• EXERCISE REQUIREMENTS: Write out each line word for word. Drop pictures.

____ DATASET EXTRACT

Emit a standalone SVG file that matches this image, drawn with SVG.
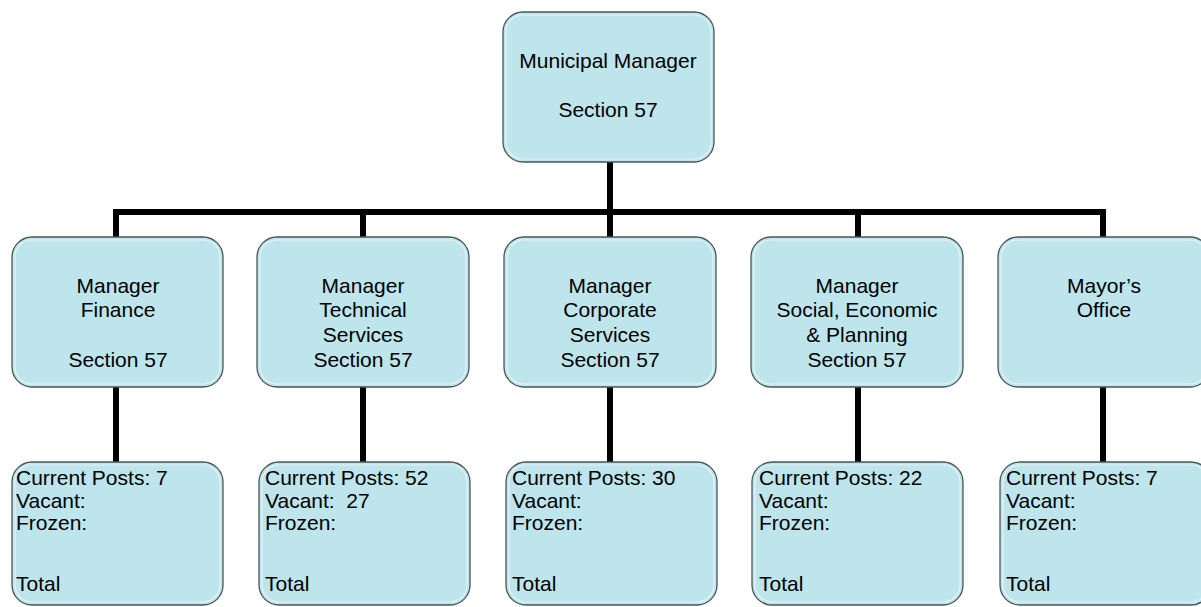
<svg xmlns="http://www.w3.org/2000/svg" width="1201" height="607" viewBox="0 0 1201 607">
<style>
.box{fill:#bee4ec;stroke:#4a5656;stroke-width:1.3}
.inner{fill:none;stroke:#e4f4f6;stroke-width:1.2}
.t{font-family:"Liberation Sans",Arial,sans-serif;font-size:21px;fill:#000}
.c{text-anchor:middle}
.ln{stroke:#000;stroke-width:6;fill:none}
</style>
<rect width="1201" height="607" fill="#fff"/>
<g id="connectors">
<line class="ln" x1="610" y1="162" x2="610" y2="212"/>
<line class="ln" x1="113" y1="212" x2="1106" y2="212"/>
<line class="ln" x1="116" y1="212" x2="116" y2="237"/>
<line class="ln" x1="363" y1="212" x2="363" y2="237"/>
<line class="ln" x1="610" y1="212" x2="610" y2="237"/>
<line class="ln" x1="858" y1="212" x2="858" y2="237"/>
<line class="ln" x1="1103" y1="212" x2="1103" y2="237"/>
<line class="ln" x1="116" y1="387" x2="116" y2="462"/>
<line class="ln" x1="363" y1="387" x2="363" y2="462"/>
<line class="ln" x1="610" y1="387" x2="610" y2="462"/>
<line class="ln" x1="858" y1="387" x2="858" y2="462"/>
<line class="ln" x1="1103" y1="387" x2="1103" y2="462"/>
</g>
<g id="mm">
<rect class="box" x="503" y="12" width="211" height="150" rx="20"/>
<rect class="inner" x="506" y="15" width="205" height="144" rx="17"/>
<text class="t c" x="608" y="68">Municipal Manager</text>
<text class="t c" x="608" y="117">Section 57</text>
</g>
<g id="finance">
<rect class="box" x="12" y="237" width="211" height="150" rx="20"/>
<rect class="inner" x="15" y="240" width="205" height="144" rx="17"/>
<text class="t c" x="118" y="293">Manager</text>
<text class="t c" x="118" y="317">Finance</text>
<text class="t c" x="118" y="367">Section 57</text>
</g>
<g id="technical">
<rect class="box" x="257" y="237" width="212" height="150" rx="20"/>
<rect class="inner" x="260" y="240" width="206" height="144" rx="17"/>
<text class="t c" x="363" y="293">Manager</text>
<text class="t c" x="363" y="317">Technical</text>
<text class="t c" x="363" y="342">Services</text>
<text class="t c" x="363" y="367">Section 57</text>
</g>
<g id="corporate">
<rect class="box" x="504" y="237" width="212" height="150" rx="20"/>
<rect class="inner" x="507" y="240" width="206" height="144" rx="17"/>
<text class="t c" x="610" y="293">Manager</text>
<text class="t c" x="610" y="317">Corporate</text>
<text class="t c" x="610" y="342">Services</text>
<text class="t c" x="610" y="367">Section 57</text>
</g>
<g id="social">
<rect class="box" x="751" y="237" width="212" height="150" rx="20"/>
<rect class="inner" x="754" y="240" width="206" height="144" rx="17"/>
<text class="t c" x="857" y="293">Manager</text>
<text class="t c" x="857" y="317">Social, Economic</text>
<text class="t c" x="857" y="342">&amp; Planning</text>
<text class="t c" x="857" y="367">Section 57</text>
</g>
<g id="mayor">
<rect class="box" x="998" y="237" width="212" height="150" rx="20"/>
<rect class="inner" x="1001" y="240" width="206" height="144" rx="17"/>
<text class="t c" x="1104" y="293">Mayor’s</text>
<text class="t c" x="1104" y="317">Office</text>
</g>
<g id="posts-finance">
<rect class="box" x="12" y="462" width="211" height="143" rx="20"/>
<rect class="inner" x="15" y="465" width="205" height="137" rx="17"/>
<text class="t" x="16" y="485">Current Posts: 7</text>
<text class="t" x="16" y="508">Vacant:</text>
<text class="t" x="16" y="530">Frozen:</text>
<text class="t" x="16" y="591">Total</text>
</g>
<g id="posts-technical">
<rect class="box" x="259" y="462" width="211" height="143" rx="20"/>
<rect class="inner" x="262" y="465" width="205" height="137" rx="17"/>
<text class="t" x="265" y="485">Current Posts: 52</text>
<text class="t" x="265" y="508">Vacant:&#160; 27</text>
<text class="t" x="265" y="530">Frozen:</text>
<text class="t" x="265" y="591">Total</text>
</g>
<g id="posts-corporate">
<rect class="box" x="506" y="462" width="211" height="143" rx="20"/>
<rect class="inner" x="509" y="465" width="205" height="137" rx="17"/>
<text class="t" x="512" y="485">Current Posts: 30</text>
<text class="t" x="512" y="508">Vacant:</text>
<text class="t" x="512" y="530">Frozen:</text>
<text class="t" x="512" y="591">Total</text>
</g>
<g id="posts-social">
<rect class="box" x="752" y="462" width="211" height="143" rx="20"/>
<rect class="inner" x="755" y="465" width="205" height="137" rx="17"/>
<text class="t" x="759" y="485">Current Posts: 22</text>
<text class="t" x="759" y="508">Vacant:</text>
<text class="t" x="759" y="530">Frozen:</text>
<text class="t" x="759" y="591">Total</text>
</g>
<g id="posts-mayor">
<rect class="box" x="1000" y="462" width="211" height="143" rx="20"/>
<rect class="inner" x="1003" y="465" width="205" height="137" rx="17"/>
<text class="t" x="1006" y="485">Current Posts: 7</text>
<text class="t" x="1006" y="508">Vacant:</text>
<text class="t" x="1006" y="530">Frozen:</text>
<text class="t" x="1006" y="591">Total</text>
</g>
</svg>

________

• EXERCISE OUTPUT:
Emit a standalone SVG file that matches this image, drawn with SVG.
<svg xmlns="http://www.w3.org/2000/svg" width="1201" height="607" viewBox="0 0 1201 607">
<style>
.box{fill:#bee4ec;stroke:#4a5656;stroke-width:1.3}
.inner{fill:none;stroke:#e4f4f6;stroke-width:1.2}
.t{font-family:"Liberation Sans",Arial,sans-serif;font-size:21px;fill:#000}
.c{text-anchor:middle}
.ln{stroke:#000;stroke-width:6;fill:none}
</style>
<rect width="1201" height="607" fill="#fff"/>
<g id="connectors">
<line class="ln" x1="610" y1="162" x2="610" y2="212"/>
<line class="ln" x1="113" y1="212" x2="1106" y2="212"/>
<line class="ln" x1="116" y1="212" x2="116" y2="237"/>
<line class="ln" x1="363" y1="212" x2="363" y2="237"/>
<line class="ln" x1="610" y1="212" x2="610" y2="237"/>
<line class="ln" x1="858" y1="212" x2="858" y2="237"/>
<line class="ln" x1="1103" y1="212" x2="1103" y2="237"/>
<line class="ln" x1="116" y1="387" x2="116" y2="462"/>
<line class="ln" x1="363" y1="387" x2="363" y2="462"/>
<line class="ln" x1="610" y1="387" x2="610" y2="462"/>
<line class="ln" x1="858" y1="387" x2="858" y2="462"/>
<line class="ln" x1="1103" y1="387" x2="1103" y2="462"/>
</g>
<g id="mm">
<rect class="box" x="503" y="12" width="211" height="150" rx="20"/>
<rect class="inner" x="506" y="15" width="205" height="144" rx="17"/>
<text class="t c" x="608" y="68">Municipal Manager</text>
<text class="t c" x="608" y="117">Section 57</text>
</g>
<g id="finance">
<rect class="box" x="12" y="237" width="211" height="150" rx="20"/>
<rect class="inner" x="15" y="240" width="205" height="144" rx="17"/>
<text class="t c" x="118" y="293">Manager</text>
<text class="t c" x="118" y="317">Finance</text>
<text class="t c" x="118" y="367">Section 57</text>
</g>
<g id="technical">
<rect class="box" x="257" y="237" width="212" height="150" rx="20"/>
<rect class="inner" x="260" y="240" width="206" height="144" rx="17"/>
<text class="t c" x="363" y="293">Manager</text>
<text class="t c" x="363" y="317">Technical</text>
<text class="t c" x="363" y="342">Services</text>
<text class="t c" x="363" y="367">Section 57</text>
</g>
<g id="corporate">
<rect class="box" x="504" y="237" width="212" height="150" rx="20"/>
<rect class="inner" x="507" y="240" width="206" height="144" rx="17"/>
<text class="t c" x="610" y="293">Manager</text>
<text class="t c" x="610" y="317">Corporate</text>
<text class="t c" x="610" y="342">Services</text>
<text class="t c" x="610" y="367">Section 57</text>
</g>
<g id="social">
<rect class="box" x="751" y="237" width="212" height="150" rx="20"/>
<rect class="inner" x="754" y="240" width="206" height="144" rx="17"/>
<text class="t c" x="857" y="293">Manager</text>
<text class="t c" x="857" y="317">Social, Economic</text>
<text class="t c" x="857" y="342">&amp; Planning</text>
<text class="t c" x="857" y="367">Section 57</text>
</g>
<g id="mayor">
<rect class="box" x="998" y="237" width="212" height="150" rx="20"/>
<rect class="inner" x="1001" y="240" width="206" height="144" rx="17"/>
<text class="t c" x="1104" y="293">Mayor’s</text>
<text class="t c" x="1104" y="317">Office</text>
</g>
<g id="posts-finance">
<rect class="box" x="12" y="462" width="211" height="143" rx="20"/>
<rect class="inner" x="15" y="465" width="205" height="137" rx="17"/>
<text class="t" x="16" y="485">Current Posts: 7</text>
<text class="t" x="16" y="508">Vacant:</text>
<text class="t" x="16" y="530">Frozen:</text>
<text class="t" x="16" y="591">Total</text>
</g>
<g id="posts-technical">
<rect class="box" x="259" y="462" width="211" height="143" rx="20"/>
<rect class="inner" x="262" y="465" width="205" height="137" rx="17"/>
<text class="t" x="265" y="485">Current Posts: 52</text>
<text class="t" x="265" y="508">Vacant:&#160; 27</text>
<text class="t" x="265" y="530">Frozen:</text>
<text class="t" x="265" y="591">Total</text>
</g>
<g id="posts-corporate">
<rect class="box" x="506" y="462" width="211" height="143" rx="20"/>
<rect class="inner" x="509" y="465" width="205" height="137" rx="17"/>
<text class="t" x="512" y="485">Current Posts: 30</text>
<text class="t" x="512" y="508">Vacant:</text>
<text class="t" x="512" y="530">Frozen:</text>
<text class="t" x="512" y="591">Total</text>
</g>
<g id="posts-social">
<rect class="box" x="752" y="462" width="211" height="143" rx="20"/>
<rect class="inner" x="755" y="465" width="205" height="137" rx="17"/>
<text class="t" x="759" y="485">Current Posts: 22</text>
<text class="t" x="759" y="508">Vacant:</text>
<text class="t" x="759" y="530">Frozen:</text>
<text class="t" x="759" y="591">Total</text>
</g>
<g id="posts-mayor">
<rect class="box" x="1000" y="462" width="211" height="143" rx="20"/>
<rect class="inner" x="1003" y="465" width="205" height="137" rx="17"/>
<text class="t" x="1006" y="485">Current Posts: 7</text>
<text class="t" x="1006" y="508">Vacant:</text>
<text class="t" x="1006" y="530">Frozen:</text>
<text class="t" x="1006" y="591">Total</text>
</g>
</svg>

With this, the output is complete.